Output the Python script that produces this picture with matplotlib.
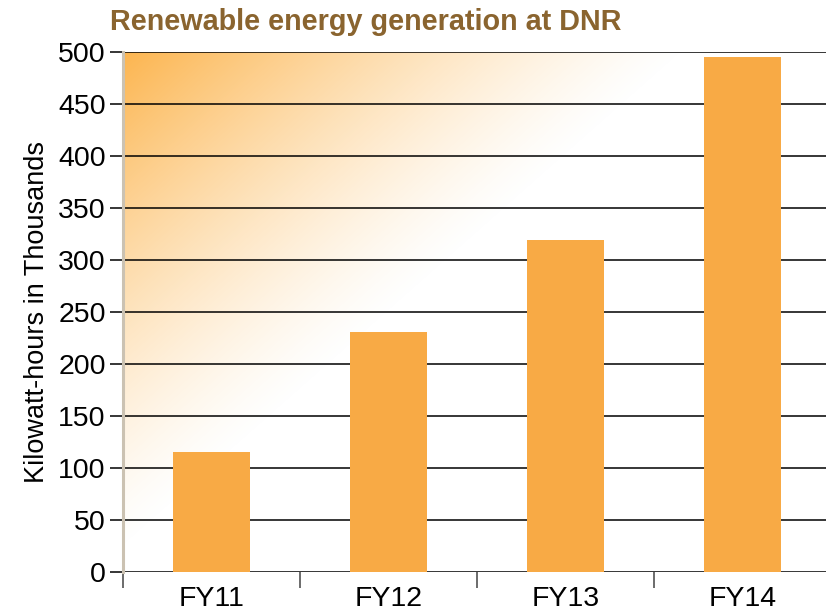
import numpy as np
import matplotlib.pyplot as plt
from matplotlib.ticker import FixedLocator

plt.rcParams["font.family"] = ["Liberation Sans", "DejaVu Sans"]

years = ["FY11", "FY12", "FY13", "FY14"]
kwh_thousands = [115, 231, 319, 495]
y_ticks = list(range(0, 501, 50))

BAR_COLOR = "#f8aa45"
GLOW_COLOR = (0.99, 0.71, 0.31)
TITLE_COLOR = "#8a642f"

fig = plt.figure(figsize=(8.26, 6.11), dpi=100)
ax = fig.add_axes([123 / 826, 39 / 611, 708 / 826, 520 / 611])

n = len(years)

# diagonal orange glow from the top-left corner fading to white
w, h = 400, 300
xx, yy = np.meshgrid(np.linspace(0, 708, w), np.linspace(0, 520, h))
fade = 1 - (xx / 565 + yy / 500)
alpha = np.clip(fade, 0, 1) ** 1.3
img = np.zeros((h, w, 4))
img[..., :3] = GLOW_COLOR
img[..., 3] = alpha
ax.imshow(img, extent=(-0.5, n - 0.5, 0, 500), origin="upper",
          aspect="auto", zorder=0, interpolation="bilinear")
ax.set_xlim(-0.5, n - 0.5)
ax.set_ylim(0, 500)

ax.grid(axis="y", color="black", linewidth=1.1, zorder=1)
ax.bar(range(n), kwh_thousands, width=0.43, color=BAR_COLOR, zorder=2)

ax.set_yticks(y_ticks)
ax.tick_params(axis="y", length=9.5, width=1.1, color="black",
               labelsize=20.5, pad=3)

ax.xaxis.set_major_locator(FixedLocator([i - 0.5 for i in range(n)]))
ax.xaxis.set_minor_locator(FixedLocator(list(range(n))))
ax.set_xticklabels([], minor=False)
ax.set_xticklabels(years, minor=True)
ax.tick_params(axis="x", which="major", length=11.5, width=1.1,
               color="#444444")
ax.tick_params(axis="x", which="minor", length=0, labelsize=20.5, pad=10)

for side in ("top", "right", "bottom"):
    ax.spines[side].set_visible(False)
ax.spines["left"].set_color("#cbc2b2")
ax.spines["left"].set_linewidth(2.2)

ax.set_ylabel("Kilowatt-hours in Thousands", fontsize=19.5, labelpad=6)
fig.text(110 / 826, 1 - 22 / 611, "Renewable energy generation at DNR",
         fontsize=20.7, fontweight="bold", color=TITLE_COLOR,
         ha="left", va="center")

fig.savefig("out.png", dpi=100)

-=-=-

What you should do: Leaving out the pictures, repeat the data above exactly.

Expected answer:
Output the Python script that produces this picture with matplotlib.
import numpy as np
import matplotlib.pyplot as plt
from matplotlib.ticker import FixedLocator

plt.rcParams["font.family"] = ["Liberation Sans", "DejaVu Sans"]

years = ["FY11", "FY12", "FY13", "FY14"]
kwh_thousands = [115, 231, 319, 495]
y_ticks = list(range(0, 501, 50))

BAR_COLOR = "#f8aa45"
GLOW_COLOR = (0.99, 0.71, 0.31)
TITLE_COLOR = "#8a642f"

fig = plt.figure(figsize=(8.26, 6.11), dpi=100)
ax = fig.add_axes([123 / 826, 39 / 611, 708 / 826, 520 / 611])

n = len(years)

# diagonal orange glow from the top-left corner fading to white
w, h = 400, 300
xx, yy = np.meshgrid(np.linspace(0, 708, w), np.linspace(0, 520, h))
fade = 1 - (xx / 565 + yy / 500)
alpha = np.clip(fade, 0, 1) ** 1.3
img = np.zeros((h, w, 4))
img[..., :3] = GLOW_COLOR
img[..., 3] = alpha
ax.imshow(img, extent=(-0.5, n - 0.5, 0, 500), origin="upper",
          aspect="auto", zorder=0, interpolation="bilinear")
ax.set_xlim(-0.5, n - 0.5)
ax.set_ylim(0, 500)

ax.grid(axis="y", color="black", linewidth=1.1, zorder=1)
ax.bar(range(n), kwh_thousands, width=0.43, color=BAR_COLOR, zorder=2)

ax.set_yticks(y_ticks)
ax.tick_params(axis="y", length=9.5, width=1.1, color="black",
               labelsize=20.5, pad=3)

ax.xaxis.set_major_locator(FixedLocator([i - 0.5 for i in range(n)]))
ax.xaxis.set_minor_locator(FixedLocator(list(range(n))))
ax.set_xticklabels([], minor=False)
ax.set_xticklabels(years, minor=True)
ax.tick_params(axis="x", which="major", length=11.5, width=1.1,
               color="#444444")
ax.tick_params(axis="x", which="minor", length=0, labelsize=20.5, pad=10)

for side in ("top", "right", "bottom"):
    ax.spines[side].set_visible(False)
ax.spines["left"].set_color("#cbc2b2")
ax.spines["left"].set_linewidth(2.2)

ax.set_ylabel("Kilowatt-hours in Thousands", fontsize=19.5, labelpad=6)
fig.text(110 / 826, 1 - 22 / 611, "Renewable energy generation at DNR",
         fontsize=20.7, fontweight="bold", color=TITLE_COLOR,
         ha="left", va="center")

fig.savefig("out.png", dpi=100)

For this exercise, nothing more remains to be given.